A need for the timeless

One of the signs of work that’s debilitating is when you feel constantly besieged by time, when you are constantly trying to fit your work into a schedule. Now there’s no work that is immune to the sense of deadline or of being limited. But if you don’t have a cyclical visitation of the timeless in your endeavours, I’d say that’s a pretty good sign it’s not your conversation, it’s not your work and you should be elsewhere. Or you should move on from something that perhaps once brought that into your life but no longer does.  The whole idea of pilgrimage is not necessarily moving on from a particular form of conversation, but finding – and I do think work is a kind of out loud, visible conversation – it’s keeping that conversation real, and in order to do that, finding new forms appropriate to it.

David Whyte

On not waiting too long…….to live your life

The great Indian poet Kabir reminding us that at every moment in our life we are challenged to live fully.  We need not wait for some time in the future to find the “right conditions” for happiness. There is no such thing as a perfect time. Now is the only time we have –  to face into our fears, to shake off what we know is holding us back, to let go of whatever we are carrying that  no longer gives us life, to cross the river ahead of us.
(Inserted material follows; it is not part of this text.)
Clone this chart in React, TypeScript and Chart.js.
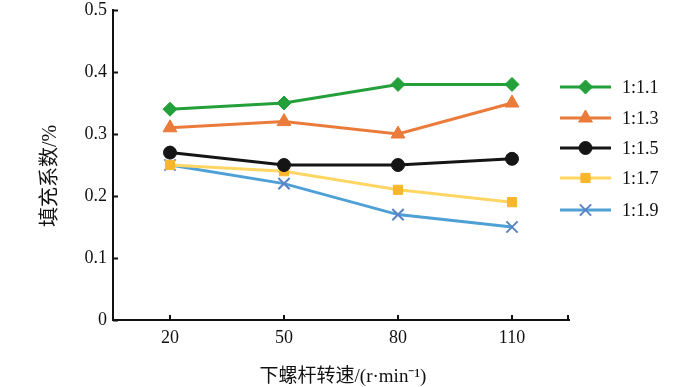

Wherever you are is the entry point

I said to the wanting-creature inside me:
What is this river you want to cross?
There are no travelers on the river-road,
and no road.

Be strong then, and
enter into your own body;
there you have a solid place
for your feet.
Think about it carefully!
Don’t go off somewhere else

If you don’t break your ropes
while you’re alive,
do you think ghosts will do it after
?

The choice to be still

Practicing mindfulness meditation is making the choice to be still — to step into the quiet shade instead of running away from difficult thoughts and feelings. We sometimes call meditation non-doing. Instead of being swept away by our usual conditioned reactions, we’re quiet and watchful, fully present with what is, touching it deeply, being touched by it, and seeing what is happening in the simplest and most direct fashion possible. Doing nothing really means not doing many of the things we usually do, like holding on to or hiding from our experience, so that we can get new perspectives, new insights, and new sources of strength.

Sitting quietly and observing mindfully is a particularly productive way of “doing” nothing. Through the regular practice of meditation we discover the real happiness of simplicity, of connection, of presence. We come closer and closer to living each day in accord with this lovely quotation from Wordsworth: “With an eye made quiet by the power of harmony, and the deep power of joy, we see into the life of things.

Sharon Salzberg, Real Happiness: The Power of Meditation

A work in progress

Self-actualization is not a sudden happening or even the permanent result of long effort. The eleventh-century Tibetan Buddhist poet-saint Milarupa suggested: “Do not expect full realization; simply practice every day of your life.” A healthy person is not perfect but perfectible, not a done deal but a work in progress. Staying healthy takes discipline, work, and patience, which is why our life is a journey and perforce a heroic one.

David Richo, How to be an Adult in Relationships

The address of life

“I have arrived” is our practice. When we breathe in, we take refuge in our in-breath,  and we say “I have arrived”. When we make a step, we take refuge in our step, and we say “I have arrived”.  This is not a statement to yourself or to another person.  “I have arrived” means I have stopped running, I have arrived in the present moment, because only the present moment contains life.

Stopping running is a very important practice . We have been running all our life: we believe that peace happiness and success are present in some other place and time. We don’t know that  everything – peace happiness and stability – should be looked for in the here and now. This is the address of life –  the intersection of here and now.

Thich Nhat Hahn, Happiness

Finding the life you ought to be living

This is an absolute necessity for anybody today. You must have a room, or a certain hour or so a day, where you don’t know what was in the newspapers that morning, you don’t know who your friends are, you don’t know what you owe to anybody, you don’t know what anybody owes to you. This is a place where you can simply experience and bring forth what you are and what you might be. This is the place of creative incubation. At first you may find that nothing is happening there. But if you have a sacred place, and use it, and take advantage of it, something eventually will happen….

Most of our action is economically or socially determined and does not come out of our life… the claims of the environment upon you are so great, that you hardly know where the hell you are! What is it you intended? You’re always doing things that are required of you; this minute, that minute, another minute! Where is your “bliss station”?” Try to find it! Put on the music that you really love… or the book you want to read. Get it done! And have a place in which to do it! There you’ll get the “thou” feeling of life. If you follow your bliss, you put yourself on a track that has been there all the while, waiting for you. And the life that you ought to be living is the one you are living.

Joseph Campbell, The Power of Myth; Sacrifice and Bliss.